## Exercise
Type again, exactly, the lines below from the start through the line that includes "105.9, 105.1]".

# # #

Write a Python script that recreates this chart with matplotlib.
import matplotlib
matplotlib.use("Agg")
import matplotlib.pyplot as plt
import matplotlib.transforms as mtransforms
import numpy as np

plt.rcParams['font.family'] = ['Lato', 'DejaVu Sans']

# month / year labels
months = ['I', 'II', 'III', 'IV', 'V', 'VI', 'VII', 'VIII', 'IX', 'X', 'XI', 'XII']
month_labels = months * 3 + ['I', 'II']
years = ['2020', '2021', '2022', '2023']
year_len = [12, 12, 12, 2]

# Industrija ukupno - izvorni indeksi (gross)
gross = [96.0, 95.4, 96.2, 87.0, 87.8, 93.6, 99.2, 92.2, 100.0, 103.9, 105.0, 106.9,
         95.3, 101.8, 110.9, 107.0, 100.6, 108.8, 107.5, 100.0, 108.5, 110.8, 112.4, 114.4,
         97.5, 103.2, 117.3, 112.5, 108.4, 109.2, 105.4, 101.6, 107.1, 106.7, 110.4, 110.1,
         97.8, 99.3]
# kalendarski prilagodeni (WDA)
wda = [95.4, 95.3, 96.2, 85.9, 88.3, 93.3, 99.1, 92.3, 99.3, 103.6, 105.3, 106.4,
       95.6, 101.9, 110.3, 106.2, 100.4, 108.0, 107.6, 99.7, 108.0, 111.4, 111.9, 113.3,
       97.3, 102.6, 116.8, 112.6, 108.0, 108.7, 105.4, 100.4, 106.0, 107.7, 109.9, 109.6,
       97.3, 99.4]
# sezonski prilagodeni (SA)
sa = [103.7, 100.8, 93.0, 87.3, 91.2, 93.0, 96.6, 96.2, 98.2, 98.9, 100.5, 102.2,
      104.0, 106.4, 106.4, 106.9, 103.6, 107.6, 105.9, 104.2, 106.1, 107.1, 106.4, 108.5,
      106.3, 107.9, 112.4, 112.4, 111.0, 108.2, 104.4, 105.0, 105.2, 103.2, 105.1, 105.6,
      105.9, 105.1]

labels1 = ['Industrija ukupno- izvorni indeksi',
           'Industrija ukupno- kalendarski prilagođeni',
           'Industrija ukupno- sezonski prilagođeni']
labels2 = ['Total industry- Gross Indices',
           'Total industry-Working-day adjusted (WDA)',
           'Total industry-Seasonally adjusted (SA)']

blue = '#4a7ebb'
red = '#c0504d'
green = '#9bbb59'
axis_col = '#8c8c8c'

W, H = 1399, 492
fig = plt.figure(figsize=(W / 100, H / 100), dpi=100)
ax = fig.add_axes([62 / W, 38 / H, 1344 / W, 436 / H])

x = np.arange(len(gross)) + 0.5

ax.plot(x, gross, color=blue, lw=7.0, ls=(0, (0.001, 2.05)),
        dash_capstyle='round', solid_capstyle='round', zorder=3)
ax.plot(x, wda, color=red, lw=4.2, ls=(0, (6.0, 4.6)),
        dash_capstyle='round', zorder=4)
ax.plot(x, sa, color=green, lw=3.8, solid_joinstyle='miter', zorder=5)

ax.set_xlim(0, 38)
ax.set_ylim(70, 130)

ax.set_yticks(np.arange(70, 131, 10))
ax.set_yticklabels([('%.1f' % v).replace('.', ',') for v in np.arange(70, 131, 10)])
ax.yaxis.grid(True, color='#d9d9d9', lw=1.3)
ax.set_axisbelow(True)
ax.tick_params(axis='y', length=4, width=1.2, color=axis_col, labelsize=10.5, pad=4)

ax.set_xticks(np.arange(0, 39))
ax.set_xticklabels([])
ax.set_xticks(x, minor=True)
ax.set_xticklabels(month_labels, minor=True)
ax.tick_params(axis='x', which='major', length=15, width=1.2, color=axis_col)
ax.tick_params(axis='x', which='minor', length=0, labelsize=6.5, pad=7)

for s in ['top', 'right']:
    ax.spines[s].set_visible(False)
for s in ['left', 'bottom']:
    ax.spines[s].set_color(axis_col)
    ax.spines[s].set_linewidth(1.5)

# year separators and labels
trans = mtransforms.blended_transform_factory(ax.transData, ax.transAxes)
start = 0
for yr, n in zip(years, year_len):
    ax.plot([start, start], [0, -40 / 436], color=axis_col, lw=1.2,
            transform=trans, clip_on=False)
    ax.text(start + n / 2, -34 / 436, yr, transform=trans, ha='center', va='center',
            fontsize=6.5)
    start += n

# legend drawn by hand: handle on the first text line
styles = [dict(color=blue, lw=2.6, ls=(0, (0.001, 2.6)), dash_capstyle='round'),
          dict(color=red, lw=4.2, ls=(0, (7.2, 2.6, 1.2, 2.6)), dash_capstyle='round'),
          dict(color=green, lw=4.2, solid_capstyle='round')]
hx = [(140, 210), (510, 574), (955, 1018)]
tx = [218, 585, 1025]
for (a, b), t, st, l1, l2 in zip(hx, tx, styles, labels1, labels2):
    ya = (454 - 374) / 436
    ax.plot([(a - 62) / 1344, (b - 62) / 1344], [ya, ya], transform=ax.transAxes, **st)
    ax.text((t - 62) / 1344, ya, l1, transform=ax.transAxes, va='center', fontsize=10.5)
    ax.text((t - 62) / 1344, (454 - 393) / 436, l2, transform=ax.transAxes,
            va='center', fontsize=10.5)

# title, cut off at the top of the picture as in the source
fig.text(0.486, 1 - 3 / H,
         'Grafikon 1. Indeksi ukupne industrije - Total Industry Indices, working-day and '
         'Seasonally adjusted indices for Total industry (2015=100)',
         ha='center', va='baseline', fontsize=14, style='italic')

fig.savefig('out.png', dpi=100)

# # #

## Solution for this task
Write a Python script that recreates this chart with matplotlib.
import matplotlib
matplotlib.use("Agg")
import matplotlib.pyplot as plt
import matplotlib.transforms as mtransforms
import numpy as np

plt.rcParams['font.family'] = ['Lato', 'DejaVu Sans']

# month / year labels
months = ['I', 'II', 'III', 'IV', 'V', 'VI', 'VII', 'VIII', 'IX', 'X', 'XI', 'XII']
month_labels = months * 3 + ['I', 'II']
years = ['2020', '2021', '2022', '2023']
year_len = [12, 12, 12, 2]

# Industrija ukupno - izvorni indeksi (gross)
gross = [96.0, 95.4, 96.2, 87.0, 87.8, 93.6, 99.2, 92.2, 100.0, 103.9, 105.0, 106.9,
         95.3, 101.8, 110.9, 107.0, 100.6, 108.8, 107.5, 100.0, 108.5, 110.8, 112.4, 114.4,
         97.5, 103.2, 117.3, 112.5, 108.4, 109.2, 105.4, 101.6, 107.1, 106.7, 110.4, 110.1,
         97.8, 99.3]
# kalendarski prilagodeni (WDA)
wda = [95.4, 95.3, 96.2, 85.9, 88.3, 93.3, 99.1, 92.3, 99.3, 103.6, 105.3, 106.4,
       95.6, 101.9, 110.3, 106.2, 100.4, 108.0, 107.6, 99.7, 108.0, 111.4, 111.9, 113.3,
       97.3, 102.6, 116.8, 112.6, 108.0, 108.7, 105.4, 100.4, 106.0, 107.7, 109.9, 109.6,
       97.3, 99.4]
# sezonski prilagodeni (SA)
sa = [103.7, 100.8, 93.0, 87.3, 91.2, 93.0, 96.6, 96.2, 98.2, 98.9, 100.5, 102.2,
      104.0, 106.4, 106.4, 106.9, 103.6, 107.6, 105.9, 104.2, 106.1, 107.1, 106.4, 108.5,
      106.3, 107.9, 112.4, 112.4, 111.0, 108.2, 104.4, 105.0, 105.2, 103.2, 105.1, 105.6,
      105.9, 105.1]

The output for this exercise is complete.